Anyone who’s ever heard of rockabilly has likely heard of Sun Records. That record label has become virtually synonymous with rockabilly music. Many of the genre’s greatest recordings were released on Sun Records during the 1950s. The record label and the studio in which all of those great songs were recorded (the Memphis Recording Service studios on Union Street in Memphis, Tennessee) were owned and operated by the legendary Sam Phillips who discovered several of the biggest stars in rock and roll and country music.

Given that the record label was a tiny independent label barely a few years old when it started turning out hits, the Sun Records catalog includes an astonishing number of the most loved records in all of rockabilly performed by some of rockabilly’s greatest stars. Here are just a few great songs that were released on Sun records in the 1950s.

  1. “Red Hot”: “My gal is red hot!” cries Billy Lee Riley in this fantastic song. “Your gal ain’t doodly squat!” responds his backing band, the Little Green Men. Billy Lee never became a huge star, but he certainly could have. The song “Red Hot” is a great rocker that rockets ahead at full speed from beginning to end. Riley’s ragged vocals are the very embodiment of great rockabilly and you can hear the sincerity in every note. Pitch perfect or not, it doesn’t matter. This song is all about attitude and it has tons of it!
  2. “Red Cadillac and a Black Mustache”: This fantastic number by Warren Smith has more country in it than “Red Hot” does and it thus displays a different side of rockabilly. It has the classic Sun Records heavily-echoed vocals and really fantastic understated country guitar work. It also evokes some of the great early rock ballads of the 1950s, although you can’t really call it a ballad. It just moves along easy and smooth as it somewhat nonchalantly asks the question, “Who you been lovin’ since I been gone?”
  3. “Honey Don’t”: The incomparable Carl Perkins could maybe have been on his way to being bigger than Elvis when a near-fatal car crash killed the amazing momentum he had going after his first smash hit “Blue Suede Shoes” (Sun Records’ first million selling record). Perkins recorded some absolutely fantastic rockabilly for Sun Records. “Honey Don’t”, the b-side to “Blue Suede Shoes” is a perfect example. Perkins influenced countless future rockers including The Beatles who covered this song and several other Carl Perkins songs. In fact, The Beatles recorded more songs written by Carl Perkins than any other artist besides themselves. That’s quite a tribute to the greatest rockabilly cat of all!
  4. “We Wanna Boogie”: Maybe the cat with the most unusual sound on Sun Records was Sonny Burgess. “We Wanna Boogie” is a great example of the crazy songs he cut. The only rockabilly band I’ve ever heard to include a trumpet in the combo, these guys played with complete abandon. Whistles, yells, yelps, and yes that crazy trumpet. All of this matched with Burgess’ gravelly vocals makes his recordings some of the fun lovinest stuff ever cut on any record label!
  5. “One Hand Loose”: With a hiccuping style that would have made Buddy Holly blush, Charlie Features turned out wonderful examples of early rockabilly. Feathers was another artist who inexplicably never made it big. “One Hand Loose” is a stellar example of the best rockabilly. It has some great rockabilly guitar work, the characteristic chugging slap bass, and Feathers’ wonderful vocal treatment. And a perfect rockabilly theme and hook, “Gimme one hand loose and I’ll be satisfied!” You gotta love that!

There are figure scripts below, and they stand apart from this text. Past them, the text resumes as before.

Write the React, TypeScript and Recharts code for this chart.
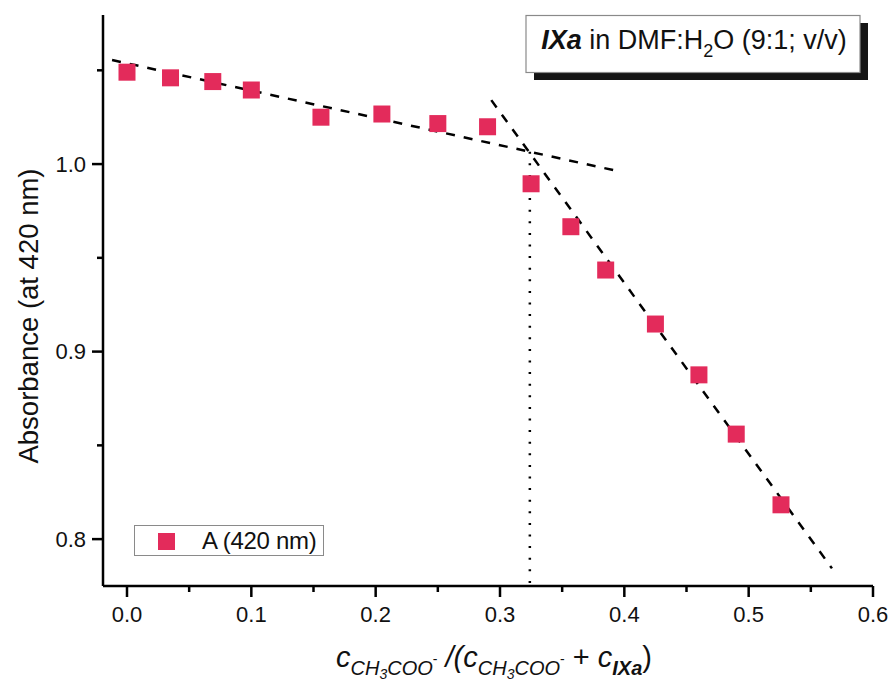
import {
  ComposedChart,
  Scatter,
  XAxis,
  YAxis,
  ReferenceLine,
  Legend,
  Customized,
} from "recharts";

// mole fraction of acetate vs absorbance at 420 nm
const xValues = [0, 0.035, 0.069, 0.1, 0.156, 0.205, 0.25, 0.29, 0.325, 0.357, 0.385, 0.425, 0.46, 0.49, 0.526];
const absorbance = [1.049, 1.046, 1.044, 1.0395, 1.025, 1.0267, 1.0216, 1.0199, 0.9895, 0.9666, 0.9435, 0.9147, 0.8876, 0.856, 0.8183];

// two linear fits and the crossing point
const fit1X = [-0.012, 0.391];
const fit1Y = [1.0555, 0.9968];
const fit2X = [0.293, 0.567];
const fit2Y = [1.0341, 0.7844];
const crossX = 0.324;
const crossY = [1.0066, 0.775];

const xTicks = [0, 0.05, 0.1, 0.15, 0.2, 0.25, 0.3, 0.35, 0.4, 0.45, 0.5, 0.55, 0.6];
const yTicks = [0.8, 0.85, 0.9, 0.95, 1.0, 1.05];

const W = 891;
const H = 686;
const PLOT_LEFT = 103;
const PLOT_RIGHT = 873;
const PLOT_TOP = 15;
const PLOT_BOTTOM = 586;
const FONT = '"Liberation Sans", Arial, sans-serif';
const RED = "#e32b5b";

const data = xValues.map((x, i) => ({ x, a: absorbance[i] }));

const isMajor = (v: number) => Math.abs(v * 10 - Math.round(v * 10)) < 1e-6;

function YTick(props: any) {
  const { y, payload } = props;
  const v = payload.value as number;
  const major = isMajor(v);
  return (
    <g>
      <line x1={PLOT_LEFT} x2={PLOT_LEFT - (major ? 11 : 6)} y1={y} y2={y} stroke="#000" strokeWidth={2.5} />
      {major && (
        <text x={PLOT_LEFT - 17} y={y} textAnchor="end" dominantBaseline="central" fontSize={22} fontFamily={FONT} fill="#111">
          {v.toFixed(1)}
        </text>
      )}
    </g>
  );
}

function XTick(props: any) {
  const { x, payload } = props;
  const v = payload.value as number;
  const major = isMajor(v);
  return (
    <g>
      <line x1={x} x2={x} y1={PLOT_BOTTOM} y2={PLOT_BOTTOM + (major ? 11 : 6)} stroke="#000" strokeWidth={2.5} />
      {major && (
        <text x={x} y={PLOT_BOTTOM + 28} textAnchor="middle" dominantBaseline="central" fontSize={22} fontFamily={FONT} fill="#111">
          {v.toFixed(1)}
        </text>
      )}
    </g>
  );
}

function Square(props: any) {
  const { cx, cy } = props;
  return <rect x={cx - 8.5} y={cy - 8.5} width={17} height={17} fill={RED} />;
}

function YLabel() {
  const cx = 38;
  const cy = 316;
  return (
    <text
      x={cx}
      y={cy}
      transform={`rotate(-90 ${cx} ${cy})`}
      textAnchor="middle"
      fontSize={27.5}
      fontFamily={FONT}
      fill="#111"
    >
      Absorbance (at 420 nm)
    </text>
  );
}

function XLabel() {
  const sub = 20;
  const subsub = 14;
  return (
    <text x={494} y={667} textAnchor="middle" fontSize={29} fontFamily={FONT} fill="#111">
      <tspan fontStyle="italic">c</tspan>
      <tspan fontStyle="italic" fontSize={sub} dy={8}>CH</tspan>
      <tspan fontStyle="italic" fontSize={subsub} dy={4}>3</tspan>
      <tspan fontStyle="italic" fontSize={sub} dy={-4}>COO</tspan>
      <tspan fontSize={subsub} dy={-11}>-</tspan>
      <tspan fontStyle="italic" dy={3}> /(c</tspan>
      <tspan fontStyle="italic" fontSize={sub} dy={8}>CH</tspan>
      <tspan fontStyle="italic" fontSize={subsub} dy={4}>3</tspan>
      <tspan fontStyle="italic" fontSize={sub} dy={-4}>COO</tspan>
      <tspan fontSize={subsub} dy={-11}>-</tspan>
      <tspan dy={3}> + </tspan>
      <tspan fontStyle="italic">c</tspan>
      <tspan fontStyle="italic" fontWeight="bold" fontSize={sub} dy={8}>IXa</tspan>
      <tspan dy={-8}>)</tspan>
    </text>
  );
}

function TitleBox() {
  return (
    <g>
      <rect x={534} y={23} width={334} height={57} fill="#151515" />
      <rect x={526} y={15.5} width={334} height={57} fill="#fff" stroke="#8a8a8a" strokeWidth={1.2} />
      <text x={694} y={49} textAnchor="middle" fontSize={27} fontFamily={FONT} fill="#111">
        <tspan fontWeight="bold" fontStyle="italic">IXa</tspan>
        <tspan> in DMF:H</tspan>
        <tspan fontSize={18} dy={8}>2</tspan>
        <tspan dy={-8}>O (9:1; v/v)</tspan>
      </text>
    </g>
  );
}

function LegendBox() {
  return (
    <div
      style={{
        width: 190,
        height: 31,
        border: "1px solid #8a8a8a",
        background: "#fff",
        position: "relative",
        fontFamily: FONT,
        boxSizing: "border-box",
      }}
    >
      <div style={{ position: "absolute", left: 23, top: 7, width: 17, height: 17, background: RED }} />
      <div style={{ position: "absolute", left: 67, top: 0, fontSize: 24, lineHeight: "30px", color: "#111", letterSpacing: -0.3 }}>
        A (420 nm)
      </div>
    </div>
  );
}

export default function App() {
  return (
    <div style={{ position: "absolute", left: 0, top: 0, width: W, height: H, background: "#fff" }}>
      <ComposedChart
        width={W}
        height={H}
        data={data}
        margin={{ top: PLOT_TOP, right: W - PLOT_RIGHT, bottom: 0, left: 0 }}
      >
        <XAxis
          dataKey="x"
          type="number"
          domain={[-0.0193, 0.6]}
          ticks={xTicks}
          interval={0}
          height={H - PLOT_BOTTOM}
          axisLine={{ stroke: "#000", strokeWidth: 2.5 }}
          tickLine={false}
          tick={<XTick />}
          allowDataOverflow
        />
        <YAxis
          type="number"
          domain={[0.775, 1.0795]}
          ticks={yTicks}
          interval={0}
          width={PLOT_LEFT}
          axisLine={{ stroke: "#000", strokeWidth: 2.5 }}
          tickLine={false}
          tick={<YTick />}
          allowDataOverflow
        />
        <Scatter dataKey="a" name="A (420 nm)" shape={<Square />} isAnimationActive={false} />
        <ReferenceLine
          segment={[{ x: fit1X[0], y: fit1Y[0] }, { x: fit1X[1], y: fit1Y[1] }]}
          stroke="#000"
          strokeWidth={2.5}
          strokeDasharray="9 9"
        />
        <ReferenceLine
          segment={[{ x: fit2X[0], y: fit2Y[0] }, { x: fit2X[1], y: fit2Y[1] }]}
          stroke="#000"
          strokeWidth={2.5}
          strokeDasharray="9 9"
        />
        <ReferenceLine
          segment={[{ x: crossX, y: crossY[0] }, { x: crossX, y: crossY[1] }]}
          stroke="#000"
          strokeWidth={2.5}
          strokeDasharray="2 9.6"
        />
        <Legend
          layout="vertical"
          align="center"
          verticalAlign="middle"
          content={<LegendBox />}
          wrapperStyle={{ position: "absolute", left: 134, top: 525, width: 190, height: 31, bottom: "auto", right: "auto" }}
        />
        <Customized component={<YLabel />} />
        <Customized component={<XLabel />} />
        <Customized component={<TitleBox />} />
      </ComposedChart>
    </div>
  );
}
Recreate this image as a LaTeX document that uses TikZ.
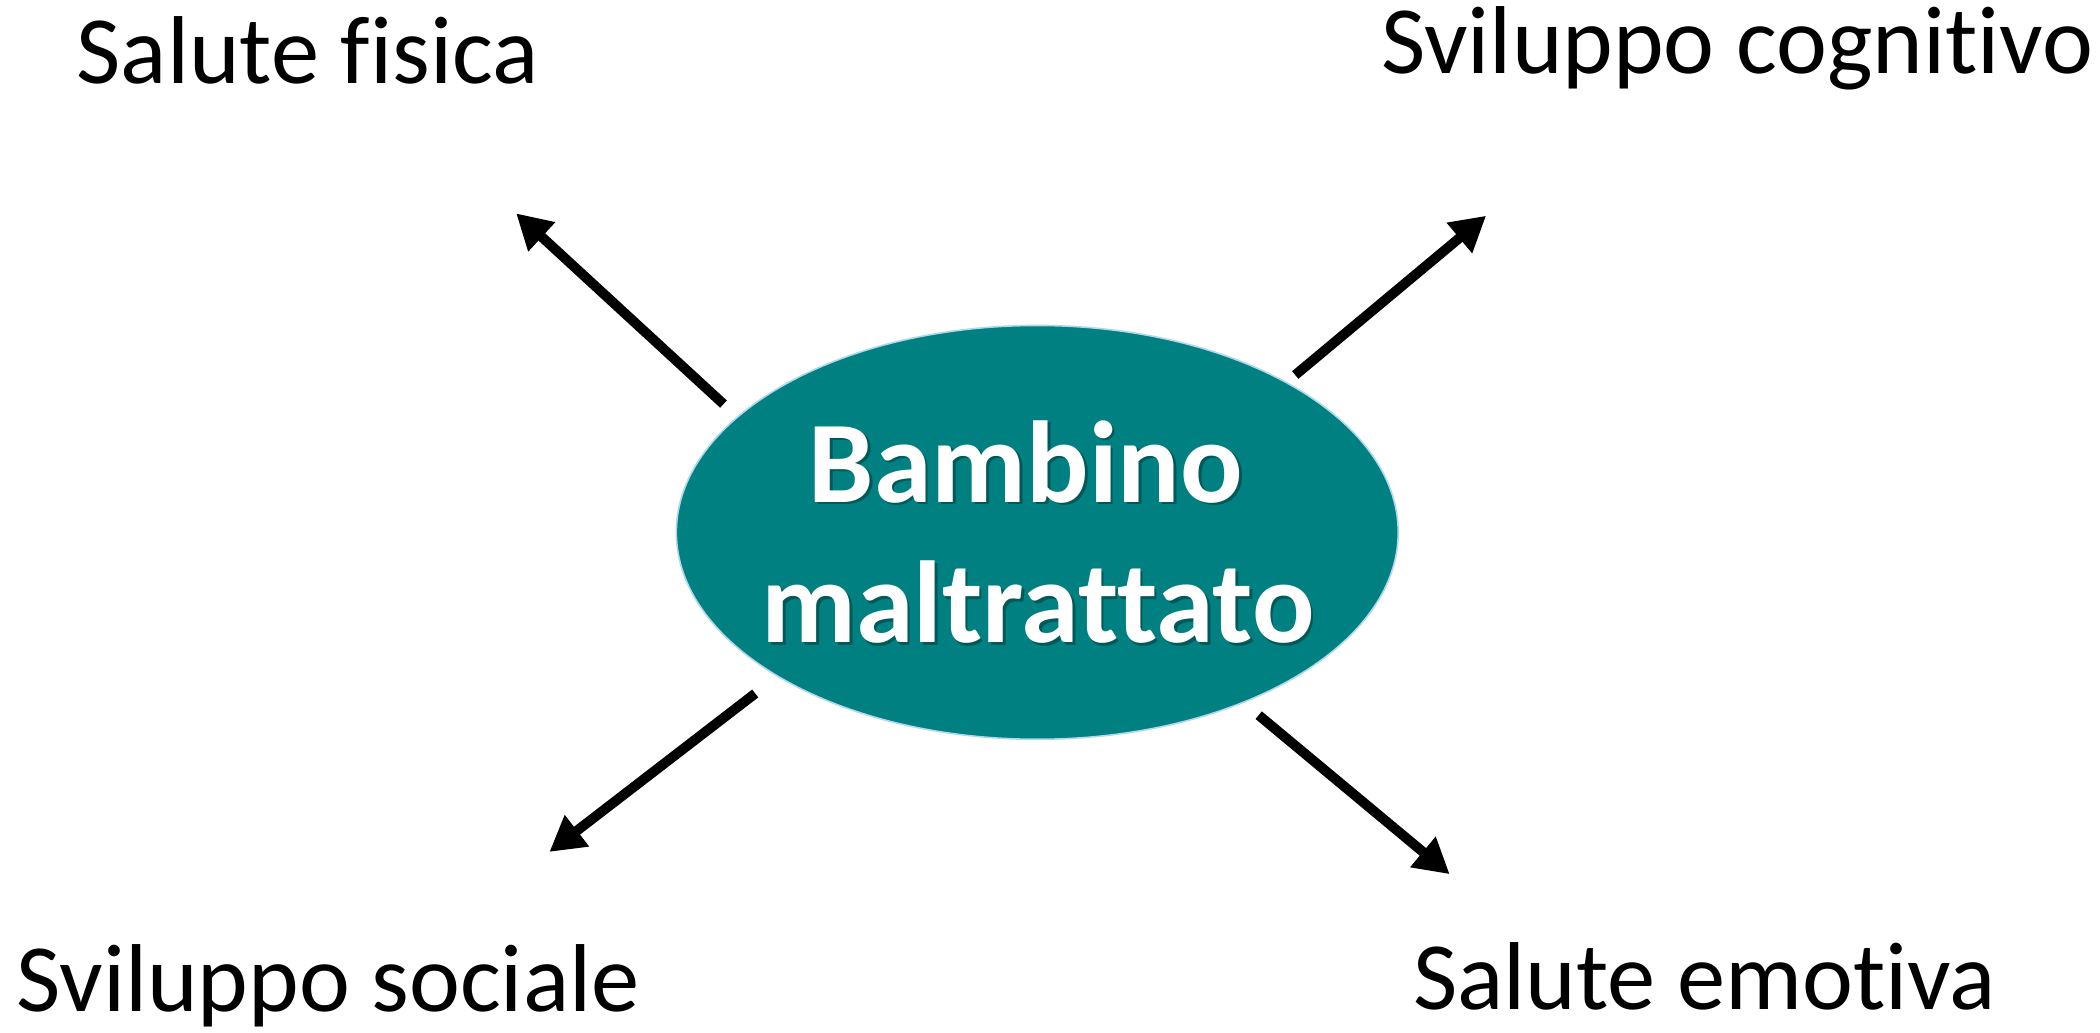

These are just a few of the amazing songs that were added to the Sun Records catalog during the rockabilly heydays of the mid to late 1950s. Sam Phillips had an incredible knack for identifying great rockabilly performers and of course the more success his artist started having, the more similar artists came to his door hoping for a shot at the big time. We’ve talked about fairly obscure songs and artists here, but there are so many more to talk about that I can’t urge you enough to dig into the Sun Records catalog and see what you can discover. You won’t be disappointed!